What goes down must come up. Oil prices are springing back as traders buy yesterday’s dip. After shedding $2.60 yesterday, crude oil is up by roughly $1.75 this morning. Fuel prices are actually higher than they were on Wednesday, demonstrating a bullish sentiment for traders this morning.
Beyond COVID challenges, markets are gaining steam due to instability in North Africa. Libya, a country that has been plagued with geopolitical uncertainty, is once again facing an oil production outage. Roughly 300 kbpd, or 0.3% of global supply, has been taken offline by militias, including Libya’s large Sharara field. Libya’s National Oil Company was forced to declare force majeure, with no clear timeline for improvement.
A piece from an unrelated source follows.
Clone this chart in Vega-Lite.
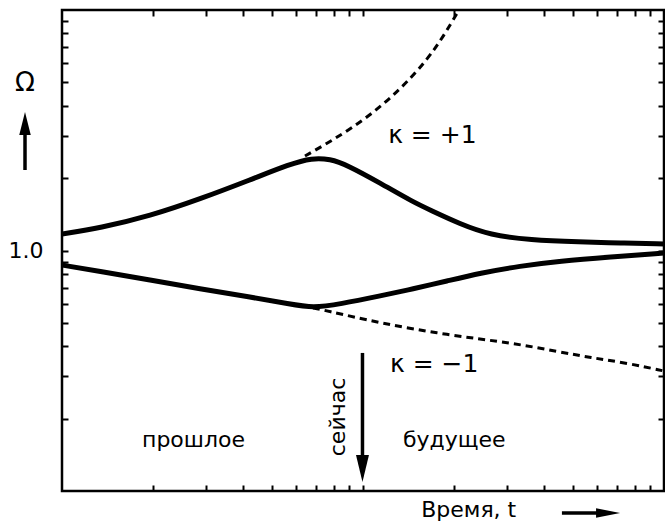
{
  "$schema": "https://vega.github.io/schema/vega-lite/v6.json",
  "autosize": {"type": "none"},
  "padding": {"left": 62, "top": 10, "right": 1, "bottom": 31},
  "width": 602,
  "height": 481,
  "background": "white",
  "view": {"stroke": "black", "strokeWidth": 2.5},
  "config": {
    "font": "DejaVu Sans",
    "axis": {"grid": false, "domain": false, "tickColor": "black", "tickWidth": 2, "tickSize": -6, "labelColor": "black", "labelFont": "DejaVu Sans", "labelFontSize": 22, "title": null}
  },
  "resolve": {"axis": {"x": "independent", "y": "independent"}},
  "encoding": {
    "x": {"field": "x", "type": "quantitative", "scale": {"type": "log", "domain": [1, 100], "nice": false}, "axis": null},
    "y": {"field": "y", "type": "quantitative", "scale": {"type": "log", "domain": [0.1, 10], "nice": false}, "axis": null}
  },
  "layer": [
    {
      "data": {"values": [
        {"curve": "k+1", "x": 1.0, "y": 1.171},
        {"curve": "k+1", "x": 1.337, "y": 1.240},
        {"curve": "k+1", "x": 1.961, "y": 1.391},
        {"curve": "k+1", "x": 2.874, "y": 1.637},
        {"curve": "k+1", "x": 4.212, "y": 1.964},
        {"curve": "k+1", "x": 5.720, "y": 2.289},
        {"curve": "k+1", "x": 6.770, "y": 2.425},
        {"curve": "k+1", "x": 7.770, "y": 2.402},
        {"curve": "k+1", "x": 8.848, "y": 2.268},
        {"curve": "k+1", "x": 11.39, "y": 1.909},
        {"curve": "k+1", "x": 14.66, "y": 1.591},
        {"curve": "k+1", "x": 16.70, "y": 1.474},
        {"curve": "k+1", "x": 21.01, "y": 1.289},
        {"curve": "k+1", "x": 26.42, "y": 1.160},
        {"curve": "k+1", "x": 35.87, "y": 1.106},
        {"curve": "k+1", "x": 52.60, "y": 1.085},
        {"curve": "k+1", "x": 71.43, "y": 1.074},
        {"curve": "k+1", "x": 100, "y": 1.064},
        {"curve": "k-1", "x": 1.0, "y": 0.870},
        {"curve": "k-1", "x": 1.337, "y": 0.818},
        {"curve": "k-1", "x": 1.961, "y": 0.754},
        {"curve": "k-1", "x": 2.874, "y": 0.692},
        {"curve": "k-1", "x": 4.212, "y": 0.641},
        {"curve": "k-1", "x": 5.720, "y": 0.599},
        {"curve": "k-1", "x": 6.822, "y": 0.577},
        {"curve": "k-1", "x": 8.386, "y": 0.599},
        {"curve": "k-1", "x": 11.39, "y": 0.647},
        {"curve": "k-1", "x": 14.66, "y": 0.692},
        {"curve": "k-1", "x": 19.02, "y": 0.747},
        {"curve": "k-1", "x": 24.47, "y": 0.806},
        {"curve": "k-1", "x": 33.23, "y": 0.862},
        {"curve": "k-1", "x": 45.13, "y": 0.904},
        {"curve": "k-1", "x": 66.16, "y": 0.940},
        {"curve": "k-1", "x": 100, "y": 0.976}
      ]},
      "mark": {"type": "line", "color": "black", "strokeWidth": 5, "interpolate": "basis", "clip": true},
      "encoding": {
        "x": {"field": "x", "type": "quantitative", "scale": {"type": "log", "domain": [1, 100], "nice": false},
              "axis": {"orient": "bottom", "values": [2,3,4,5,6,7,8,9,10,20,30,40,50,60,70,80,90], "labels": false}},
        "y": {"field": "y", "type": "quantitative", "scale": {"type": "log", "domain": [0.1, 10], "nice": false},
              "axis": {"orient": "left", "values": [0.2,0.3,0.4,0.5,0.6,0.7,0.8,0.9,1,2,3,4,5,6,7,8,9], "labelExpr": "datum.value == 1 ? '1.0' : ''", "labelPadding": 25}},
        "detail": {"field": "curve"}
      }
    },
    {
      "data": {"values": [
        {"curve": "k+1", "x": 6.416, "y": 2.471},
        {"curve": "k+1", "x": 7.950, "y": 2.880},
        {"curve": "k+1", "x": 10.31, "y": 3.556},
        {"curve": "k+1", "x": 13.27, "y": 4.650},
        {"curve": "k+1", "x": 16.32, "y": 6.196},
        {"curve": "k+1", "x": 18.44, "y": 7.722},
        {"curve": "k+1", "x": 20.84, "y": 10.0},
        {"curve": "k-1", "x": 6.822, "y": 0.577},
        {"curve": "k-1", "x": 7.363, "y": 0.566},
        {"curve": "k-1", "x": 11.39, "y": 0.4995},
        {"curve": "k-1", "x": 19.02, "y": 0.4453},
        {"curve": "k-1", "x": 31.50, "y": 0.4124},
        {"curve": "k-1", "x": 45.13, "y": 0.3784},
        {"curve": "k-1", "x": 58.08, "y": 0.3573},
        {"curve": "k-1", "x": 75.37, "y": 0.3405},
        {"curve": "k-1", "x": 100, "y": 0.3154}
      ]},
      "mark": {"type": "line", "color": "black", "strokeWidth": 3, "strokeDash": [7, 5], "interpolate": "basis", "clip": true},
      "encoding": {
        "x": {"field": "x", "type": "quantitative", "scale": {"type": "log", "domain": [1, 100], "nice": false},
              "axis": {"orient": "top", "values": [2,3,4,5,6,7,8,9,10,20,30,40,50,60,70,80,90], "labels": false}},
        "y": {"field": "y", "type": "quantitative", "scale": {"type": "log", "domain": [0.1, 10], "nice": false},
              "axis": {"orient": "right", "values": [0.2,0.3,0.4,0.5,0.6,0.7,0.8,0.9,1,2,3,4,5,6,7,8,9], "labels": false}},
        "detail": {"field": "curve"}
      }
    },
    {
      "data": {"values": [
        {"label": "κ = +1", "x": 12.12, "y": 2.80},
        {"label": "κ = −1", "x": 12.29, "y": 0.3125}
      ]},
      "mark": {"type": "text", "fontSize": 25, "align": "left", "baseline": "alphabetic", "color": "black"},
      "encoding": {"text": {"field": "label"}}
    },
    {
      "data": {"values": [
        {"label": "прошлое", "x": 1.844, "y": 0.1524},
        {"label": "будущее", "x": 13.58, "y": 0.1524}
      ]},
      "mark": {"type": "text", "fontSize": 22, "align": "left", "baseline": "alphabetic", "color": "black"},
      "encoding": {"text": {"field": "label"}}
    },
    {
      "data": {"values": [{"label": "сейчас", "x": 8.26, "y": 0.2031}]},
      "mark": {"type": "text", "fontSize": 22, "angle": 270, "align": "center", "baseline": "middle", "color": "black"},
      "encoding": {"text": {"field": "label"}}
    },
    {
      "data": {"values": [{"label": "Ω", "x": 0.7535, "y": 4.95}]},
      "mark": {"type": "text", "fontSize": 26, "align": "center", "baseline": "middle", "color": "black", "clip": false},
      "encoding": {"text": {"field": "label"}}
    },
    {
      "data": {"values": [{"label": "Время, t", "x": 22.45, "y": 0.0834}]},
      "mark": {"type": "text", "fontSize": 22, "align": "center", "baseline": "middle", "color": "black", "clip": false},
      "encoding": {"text": {"field": "label"}}
    },
    {
      "data": {"values": [
        {"arrow": "now", "x": 9.96, "x2": 9.96, "y": 0.375, "y2": 0.1282},
        {"arrow": "omega", "x": 0.7535, "x2": 0.7535, "y": 2.161, "y2": 3.325},
        {"arrow": "time", "x": 45.8, "x2": 61.3, "y": 0.081, "y2": 0.081}
      ]},
      "mark": {"type": "rule", "color": "black", "strokeWidth": 3.5, "clip": false},
      "encoding": {
        "x2": {"field": "x2"},
        "y2": {"field": "y2"}
      }
    },
    {
      "data": {"values": [{"arrow": "now", "x": 9.96, "y": 0.1241}]},
      "mark": {"type": "point", "shape": "M-0.48,-1L0.48,-1L0,1Z", "size": 729, "filled": true, "color": "black", "opacity": 1, "clip": false}
    },
    {
      "data": {"values": [{"arrow": "omega", "x": 0.7535, "y": 3.374}]},
      "mark": {"type": "point", "shape": "M-0.5,1L0.5,1L0,-1Z", "size": 529, "filled": true, "color": "black", "opacity": 1, "clip": false}
    },
    {
      "data": {"values": [{"arrow": "time", "x": 65.2, "y": 0.081}]},
      "mark": {"type": "point", "shape": "M-1,-0.4L1,0L-1,0.4Z", "size": 576, "filled": true, "color": "black", "opacity": 1, "clip": false}
    }
  ]
}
The outage is a salient reminder that, even with inventories beginning to improve globally, surprise events can cause prices to rise quickly.
Beyond the outage, prices have been on a seesaw lately. On one hand, Omicron is spreading like wildfire, going from 3% of US cases to 73%. After two years of COVID, markets are very sensitive to rising case rates, since they correlate with travel restrictions and reduced fuel demand. Conversely, Omicron does seem to be less deadly than other variants, meaning there’s reduced risk. On the supply front, OPEC+ was 117% compliant with their cuts in November, meaning member countries produced even less crude than they had planned.